Ultimately, the spreadable speculoos recipe was chosen as the winning product on the show, and later became the base of the widely-famous cookie butter produced by Lotus, the Belgian company known as Biscoff.  As reported by www.bonappetit.com, the online publication of the gourmet food magazine, by 2008, cookie butter was already a phenomenon in Europe—only one year following Sheppers’ recipe debut—and by 2011, it was slowly gaining momentum as the next best thing in the U.S. The only remaining question now was…

What are the most delicious ways to eat it?
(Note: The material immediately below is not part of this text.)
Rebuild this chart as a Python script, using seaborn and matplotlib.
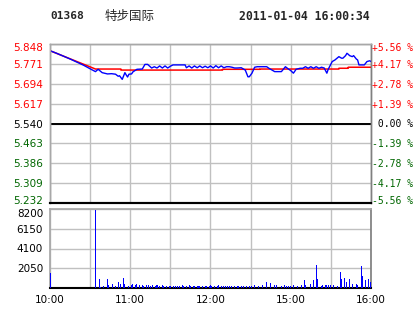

Cookie butter, with its composition of pulverized speculoos cookies, butter, condensed milk, and sugar (according to some published recipes), has officially become part of the American eating experience.  It has been utilized as a replacement for the highly popular peanut butter; experienced as a frosting for cakes and other pastry; it is used as a drizzle for pancakes, crepes, and waffles; cookie butter is the flavoring for frozen desserts such as ice cream and Italian gelato; it has been enjoyed as a dip for graham crackers and fruit, and the flavor of cookie butter has been used as a coating for artisanal desserts as well. Did I mention pies, milkshakes, and some confections have been enhanced with the flavor of cookie butter?

Nevertheless, despite its proven diversity, cookie butter is also enjoyed simply with a spoon and eaten directly from the jar.

Cookie butter: a simple recipe with a festive flavor that’s recognized worldwide, and capable of upgrading any recipe.